Established by the Whitney as the record of many years of research into the films created by Andy Warhol (American, 1928–1987), the Warhol Film Archive is a collection of books, files, and media assembled in the course of producing The Films of Andy Warhol Catalogue Raisonné. Volume 1 of the catalogue raisonné was published by the Whitney in 2006, and the transfer of the Warhol Film Archive to MoMA coincides with the Whitney’s publication of Volume 2 on October 26, 2021. MoMA will continue this important work and research of the Catalogue Raisonné.
In the 1980s, MoMA and the Whitney collaborated on the largest archival research project in the history of avant-garde cinema, the Andy Warhol Film Project. In 1984, Warhol gave his original films to MoMA for cataloging and storage, and MoMA is the official distributor of the Warhol 16mm film collection, working closely with the rights holder, the Andy Warhol Museum, Pittsburgh.

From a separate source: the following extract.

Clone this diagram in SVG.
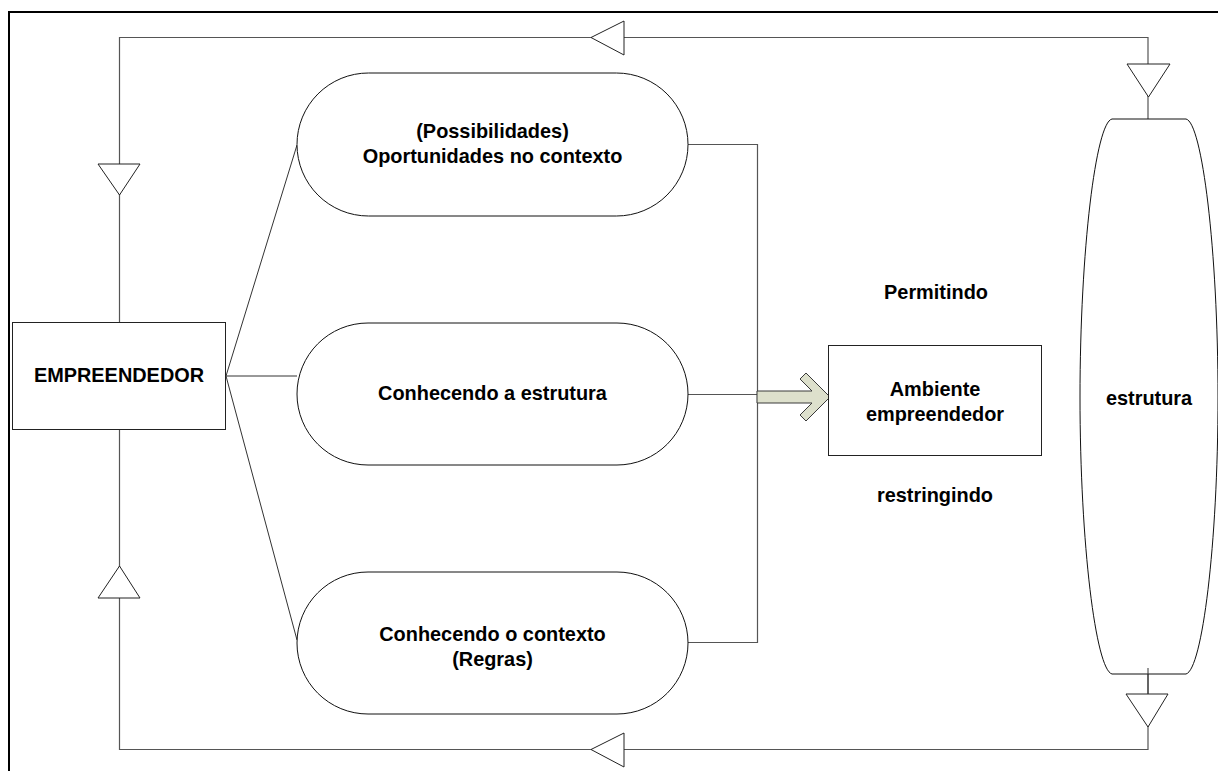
<svg xmlns="http://www.w3.org/2000/svg" width="1218" height="771" viewBox="0 0 1218 771">
  <style>
    .lbl { font-family: "Liberation Sans", Arial, sans-serif; font-weight: bold; font-size: 19.9px; fill: #000; text-anchor: middle; }
    .box { fill: #fff; stroke: #222; stroke-width: 1; }
    .pill { fill: #fff; stroke: #111; stroke-width: 1; }
    .wire { fill: none; stroke: #333; stroke-width: 1; }
    .loop { fill: none; stroke: #555; stroke-width: 1.2; }
    .tri { fill: #fff; stroke: #222; stroke-width: 1; stroke-linejoin: miter; }
  </style>

  <rect width="1218" height="771" fill="#fff"/>
  <!-- page frame -->
  <path d="M 9,780 L 9,12 L 1230,12" fill="none" stroke="#000" stroke-width="2"/>

  <g id="connectors">
    <!-- feedback loop around the whole figure -->
    <path class="loop" d="M 1148,119 L 1148,37.5 L 119.5,37.5 L 119.5,322"/>
    <path class="loop" d="M 119.5,430 L 119.5,749.5 L 1148,749.5 L 1148,668"/>
    <!-- entrepreneur to the three stadiums -->
    <line class="wire" x1="226" y1="376" x2="297" y2="145"/>
    <line class="wire" x1="226" y1="376" x2="297" y2="376"/>
    <line class="wire" x1="226" y1="376" x2="297" y2="640"/>
    <!-- stadiums collected on the right -->
    <path class="loop" d="M 688,144.5 L 757.5,144.5 L 757.5,642.5 L 688,642.5"/>
    <line class="loop" x1="688" y1="394.5" x2="757" y2="394.5"/>
    <!-- direction markers -->
    <polygon class="tri" points="624,21 591,37.5 624,55"/>
    <polygon class="tri" points="624,733 591,749.5 624,767"/>
    <polygon class="tri" points="98,164 140,164 119.5,195"/>
    <polygon class="tri" points="98,598 140,598 119.5,566"/>
    <polygon class="tri" points="1127,64 1170,64 1148.5,97"/>
    <polygon class="tri" points="1126,694 1168,694 1148,727"/>
    <!-- block arrow into the environment box -->
    <polygon points="757,391 812,391 800,379 806,373 830,397 806,421 800,415 812,403 757,403" fill="#dde0cc" stroke="#3a3a3a" stroke-width="1"/>
  </g>

  <g id="node-empreendedor">
    <rect class="box" x="12.5" y="322.5" width="213" height="107"/>
    <text class="lbl" x="119" y="382">EMPREENDEDOR</text>
  </g>

  <g id="node-oportunidades">
    <rect class="pill" x="297" y="73" width="391" height="143" rx="71.5" ry="71.5"/>
    <text class="lbl" x="492.5" y="138">(Possibilidades)</text>
    <text class="lbl" x="492.5" y="163">Oportunidades no contexto</text>
  </g>

  <g id="node-estrutura-conhecida">
    <rect class="pill" x="297" y="323" width="391" height="142" rx="71" ry="71"/>
    <text class="lbl" x="492.5" y="400">Conhecendo a estrutura</text>
  </g>

  <g id="node-contexto">
    <rect class="pill" x="297" y="572" width="391" height="142" rx="71" ry="71"/>
    <text class="lbl" x="492.5" y="641">Conhecendo o contexto</text>
    <text class="lbl" x="492.5" y="666">(Regras)</text>
  </g>

  <g id="node-ambiente">
    <rect class="box" x="828.5" y="345.5" width="213" height="110"/>
    <text class="lbl" x="935" y="396">Ambiente</text>
    <text class="lbl" x="935" y="421">empreendedor</text>
  </g>

  <g id="label-permitindo">
    <text class="lbl" x="936" y="299">Permitindo</text>
  </g>
  <g id="label-restringindo">
    <text class="lbl" x="935" y="502">restringindo</text>
  </g>

  <g id="node-estrutura">
    <path class="pill" d="M 1112,119 L 1186,119 C 1202,122 1218,250 1218,397 C 1218,545 1202,670 1186,674 L 1112,674 C 1096,670 1080,545 1080,397 C 1080,250 1096,122 1112,119 Z"/>
    <line class="wire" x1="1148" y1="668" x2="1148" y2="694"/>
    <text class="lbl" x="1149" y="405">estrutura</text>
  </g>
</svg>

Established and cared for by the Whitney Museum of Art, the Warhol Film Archive includes cataloging data outlining film stock, original screening notes, and shot analysis; key images used to identify the distinctive features of each film; transcribed interviews with those active in the changing creative milieu Warhol cultivated around the Factory; articles from the 1960s to the present written about Warhol and his circle; and correspondence with leading Warhol curators and scholars who shared their research with the team working on the film catalogue raisonné. The Archive can be broken down into four broad categories: files, books and magazines, media, and manuscripts. Together, these holdings form an extensive and unparalleled resource on Warhol’s filmmaking practice.
“MoMA has long partnered with the Whitney to study, preserve, and present Warhol’s film works,” said Rajendra Roy, the Museum’s Celeste Bartos Chief Curator of Film. “With the transition of the Warhol Film Archive from the Whitney, we are pleased to further expand MoMA’s extensive Warhol holdings and longstanding commitment to preserving and exhibiting Warhol’s art and film offerings.” Currently on view in MoMA’s fourth-floor David Geffen Galleries are three exemplary Warhol works from the Museum’s collection: gallery 411 is a screening room featuring Warhol’s eight-hour-and-five-minute-long landmark film Empire (1964); in nearby galleries are two iconic works on canvas made by Warhol in 1962: his series of 32 Soup Cans and his luminous Gold Marilyn Monroe.